Cooling management becomes critical during break-in operations. Maintain adequate airspeed for cooling during climb operations, and consider using enriched fuel mixtures to aid cooling during high-power operations. Avoid extended climbs at maximum power during the first 10 hours of operation.

If temperatures exceed normal operating limits during break-in, reduce power immediately and investigate the cause. Higher-than-normal temperatures can prevent proper ring seating and may cause long-term engine problems.

7. Common Break-In Issues and Solutions

Several common issues may arise during engine break-in that require immediate attention to prevent long-term problems. Understanding these issues and their solutions helps ensure successful break-in completion.

Excessive Oil Consumption: While some oil consumption is normal during break-in, rates exceeding 2 quarts per 10 hours may indicate poor ring seating or other issues. Verify break-in procedures are being followed correctly and consider extending break-in period with continued mineral oil use.

Rough Engine Operation: New engines may exhibit slight roughness as components mate and adjust.

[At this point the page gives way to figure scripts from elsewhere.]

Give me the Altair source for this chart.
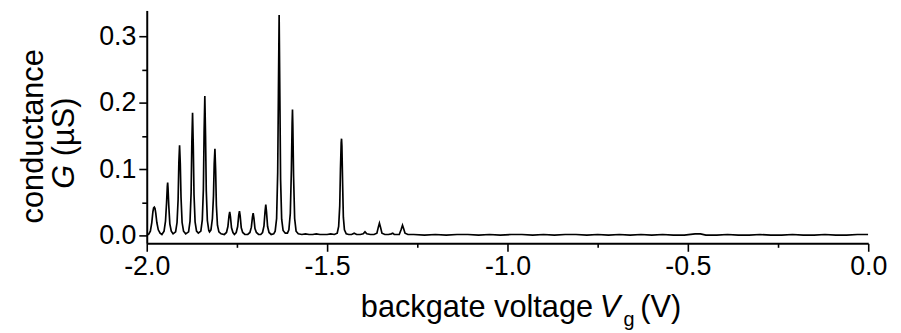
import altair as alt
import pandas as pd

# Trace: backgate voltage (V) and conductance (uS)
vg = [
    -2.000, -1.995,
    -1.990, -1.986, -1.983, -1.981, -1.979, -1.977, -1.975, -1.972, -1.968, -1.963, -1.958,
    -1.952, -1.948, -1.945, -1.943, -1.942, -1.941, -1.939, -1.936, -1.932, -1.927,
    -1.920, -1.916, -1.913, -1.911, -1.909, -1.907, -1.905, -1.902, -1.898, -1.892,
    -1.884, -1.880, -1.877, -1.875, -1.873, -1.871, -1.869, -1.866, -1.862, -1.857,
    -1.850, -1.846, -1.843, -1.841, -1.839, -1.837, -1.835, -1.832, -1.828, -1.826,
    -1.822, -1.818, -1.815, -1.813, -1.811, -1.809, -1.807, -1.804, -1.800, -1.794, -1.785,
    -1.779, -1.775, -1.772, -1.770, -1.768, -1.765, -1.761, -1.757,
    -1.752, -1.748, -1.745, -1.743, -1.741, -1.738, -1.734, -1.728, -1.720,
    -1.714, -1.710, -1.707, -1.705, -1.703, -1.700, -1.696, -1.690, -1.684,
    -1.679, -1.675, -1.672, -1.670, -1.668, -1.665, -1.661, -1.655, -1.648,
    -1.644, -1.640, -1.637, -1.635, -1.633, -1.631, -1.629, -1.626, -1.622, -1.616, -1.610,
    -1.606, -1.602, -1.599, -1.597, -1.596, -1.595, -1.593, -1.590, -1.586, -1.580,
    -1.570, -1.560, -1.550, -1.540, -1.530, -1.520, -1.510, -1.500, -1.490, -1.480, -1.472,
    -1.468, -1.465, -1.463, -1.461, -1.460, -1.459, -1.457, -1.455, -1.452, -1.447, -1.440,
    -1.432, -1.425, -1.418, -1.408, -1.400, -1.395, -1.390, -1.380, -1.370,
    -1.362, -1.358, -1.355, -1.352, -1.348, -1.340, -1.330, -1.322, -1.318, -1.314,
    -1.300, -1.295, -1.291, -1.288, -1.284, -1.276,
    -1.26, -1.23, -1.20, -1.17, -1.14, -1.11, -1.08, -1.05, -1.02, -0.99,
    -0.96, -0.93, -0.90, -0.87, -0.84, -0.81, -0.78, -0.75, -0.72, -0.69,
    -0.66, -0.63, -0.60, -0.57, -0.54, -0.51, -0.48, -0.465, -0.45, -0.42,
    -0.39, -0.36, -0.33, -0.30, -0.27, -0.24, -0.21, -0.18, -0.15, -0.12,
    -0.09, -0.06, -0.03, 0.00,
]
g = [
    0.002, 0.002,
    0.007, 0.020, 0.036, 0.042, 0.043, 0.041, 0.034, 0.020, 0.009, 0.004, 0.002,
    0.007, 0.022, 0.050, 0.074, 0.080, 0.072, 0.046, 0.018, 0.007, 0.003,
    0.006, 0.020, 0.055, 0.110, 0.136, 0.108, 0.058, 0.020, 0.007, 0.003,
    0.006, 0.022, 0.065, 0.140, 0.185, 0.135, 0.062, 0.021, 0.007, 0.004,
    0.007, 0.024, 0.070, 0.155, 0.210, 0.150, 0.068, 0.023, 0.008, 0.006,
    0.009, 0.026, 0.060, 0.108, 0.131, 0.098, 0.046, 0.016, 0.006, 0.003, 0.002,
    0.005, 0.014, 0.030, 0.036, 0.029, 0.012, 0.005, 0.002,
    0.005, 0.014, 0.031, 0.037, 0.030, 0.012, 0.005, 0.002, 0.002,
    0.005, 0.013, 0.028, 0.034, 0.027, 0.011, 0.005, 0.002, 0.002,
    0.005, 0.015, 0.037, 0.047, 0.036, 0.014, 0.005, 0.002, 0.003,
    0.007, 0.026, 0.095, 0.215, 0.332, 0.210, 0.085, 0.025, 0.008, 0.004, 0.004,
    0.009, 0.034, 0.100, 0.170, 0.190, 0.165, 0.090, 0.026, 0.007, 0.003,
    0.002, 0.003, 0.002, 0.002, 0.003, 0.002, 0.002, 0.002, 0.003, 0.002, 0.004,
    0.014, 0.045, 0.100, 0.140, 0.146, 0.135, 0.078, 0.028, 0.009, 0.003, 0.002,
    0.002, 0.004, 0.002, 0.002, 0.003, 0.006, 0.003, 0.002, 0.002,
    0.004, 0.013, 0.019, 0.013, 0.004, 0.002, 0.002, 0.003, 0.004, 0.002,
    0.002, 0.009, 0.016, 0.011, 0.004, 0.002,
    0.002, 0.001, 0.002, 0.001, 0.002, 0.002, 0.001, 0.002, 0.001, 0.002,
    0.002, 0.001, 0.002, 0.001, 0.002, 0.002, 0.001, 0.002, 0.001, 0.002,
    0.001, 0.002, 0.001, 0.002, 0.001, 0.001, 0.003, 0.003, 0.001, 0.001,
    0.002, 0.001, 0.001, 0.002, 0.001, 0.001, 0.002, 0.001, 0.001, 0.002,
    0.001, 0.001, 0.002, 0.002,
]

x_ticks = [-2.0, -1.75, -1.5, -1.25, -1.0, -0.75, -0.5, -0.25, 0.0]
y_ticks = [0.0, 0.05, 0.1, 0.15, 0.2, 0.25, 0.3]
y_title_1 = "conductance"
y_title_sym = "G"
y_title_unit = "(µS)"
x_title_text = "backgate voltage"
x_title_sym = "V"
x_title_sub = "g"
x_title_unit = "(V)"

FONT = "Liberation Sans"

df = pd.DataFrame({"vg": vg, "g": g})

line = alt.Chart(df).mark_line(color="black", strokeWidth=1.7, clip=True).encode(
    x=alt.X(
        "vg:Q",
        scale=alt.Scale(domain=[-2.0, 0.0], nice=False, zero=False),
        axis=alt.Axis(
            values=x_ticks,
            title=None,
            labelExpr="abs(round(datum.value*4)) % 2 == 1 ? '' : (datum.value < 0 ? '-' : '') + format(abs(datum.value), '.1f')",
            tickSize={"condition": {"test": "abs(round(datum.value*4)) % 2 == 1", "value": 4}, "value": 8},
            labelFlush=False,
            labelOverlap=False,
            labelPadding=2,
            grid=False,
        ),
    ),
    y=alt.Y(
        "g:Q",
        scale=alt.Scale(domain=[-0.0113, 0.3388], nice=False, zero=False),
        axis=alt.Axis(
            values=y_ticks,
            title=None,
            labelExpr="abs(round(datum.value*20)) % 2 == 1 ? '' : format(datum.value, '.1f')",
            tickSize={"condition": {"test": "abs(round(datum.value*20)) % 2 == 1", "value": 5}, "value": 8},
            labelFlush=False,
            labelOverlap=False,
            labelPadding=3,
            grid=False,
        ),
    ),
)


def label(txt, x, y, size, angle=0, align="left", style="normal", baseline="alphabetic"):
    kw = dict(font=FONT, fontSize=size, align=align, baseline=baseline,
              fontStyle=style, color="black")
    if angle:
        kw["angle"] = angle
    return alt.Chart(pd.DataFrame({"t": [txt]})).mark_text(**kw).encode(
        text="t:N", x=alt.value(x), y=alt.value(y)
    )


# Plot origin is at page (148, 9)
texts = [
    label(y_title_1, -105, 127, 31, angle=270, align="center"),
    label(y_title_sym, -73, 180, 31, angle=270, align="left", style="italic"),
    label(y_title_unit, -73, 147, 31, angle=270, align="left"),
    label(x_title_text, 216, 309, 31),
    label(x_title_sym, 457, 309, 31, style="italic"),
    label(x_title_sub, 481, 318, 20),
    label(x_title_unit, 498, 309, 31),
]

chart = alt.layer(line, *texts).properties(
    width=728,
    height=235,
    autosize=alt.AutoSizeParams(type="none"),
    padding={"left": 140, "top": 1, "right": 25, "bottom": 88},
).configure_view(stroke=None).configure_axis(
    domainColor="black",
    domainWidth=2,
    tickColor="black",
    tickWidth=1.6,
    labelColor="black",
    labelFont=FONT,
    labelFontSize=27,
)

chart.save("out.html", embed_options={"renderer": "svg", "actions": False})
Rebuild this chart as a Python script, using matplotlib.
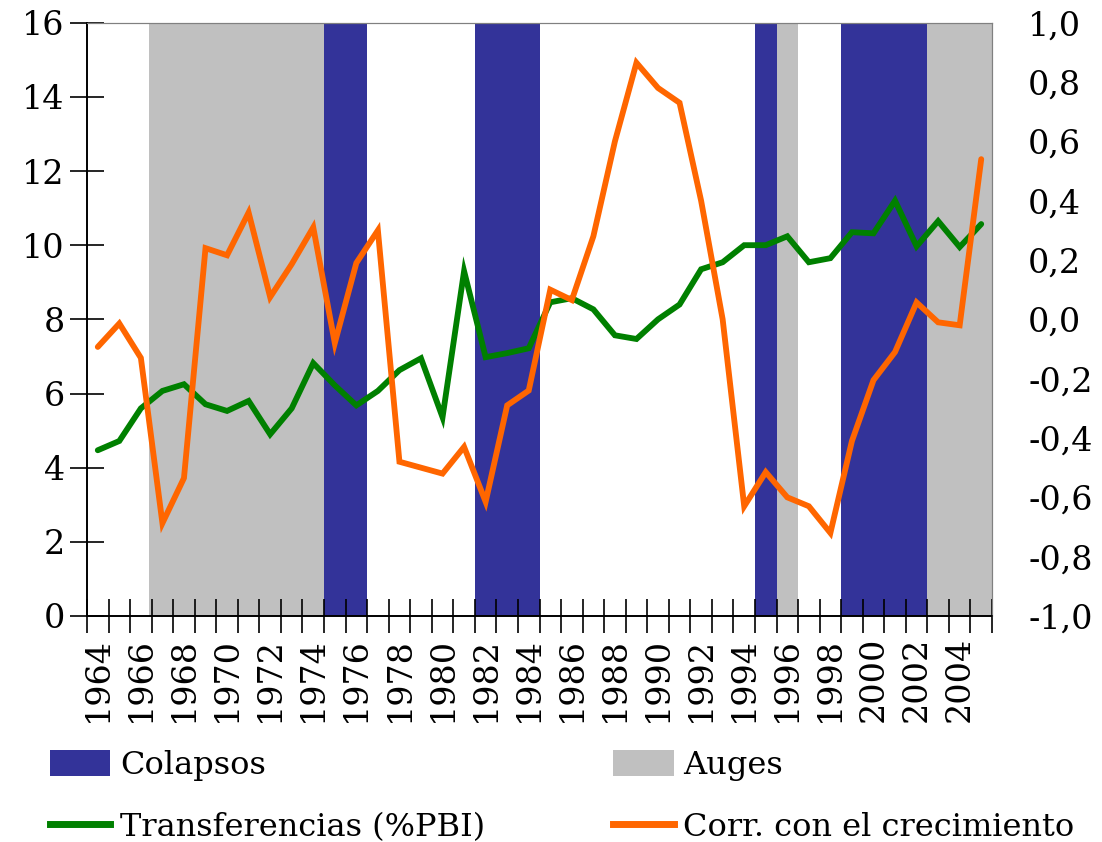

However, significant roughness, misfiring, or unusual vibrations require immediate investigation. Check ignition timing, fuel system operation, and engine mount security.

High Operating Temperatures: Consistently high CHTs or EGTs during break-in can prevent proper ring seating. Verify adequate cooling airflow, proper fuel mixture settings, and consider reducing power settings until temperatures normalize.

Metal in Oil Filter: Small amounts of metal particles are normal during break-in, but large particles or excessive quantities indicate potential problems. Cut open oil filters during break-in period to inspect for abnormal wear patterns.

Document all anomalies during break-in and maintain detailed records for future reference. These records provide valuable data for ongoing maintenance and can help identify developing trends before they become serious problems.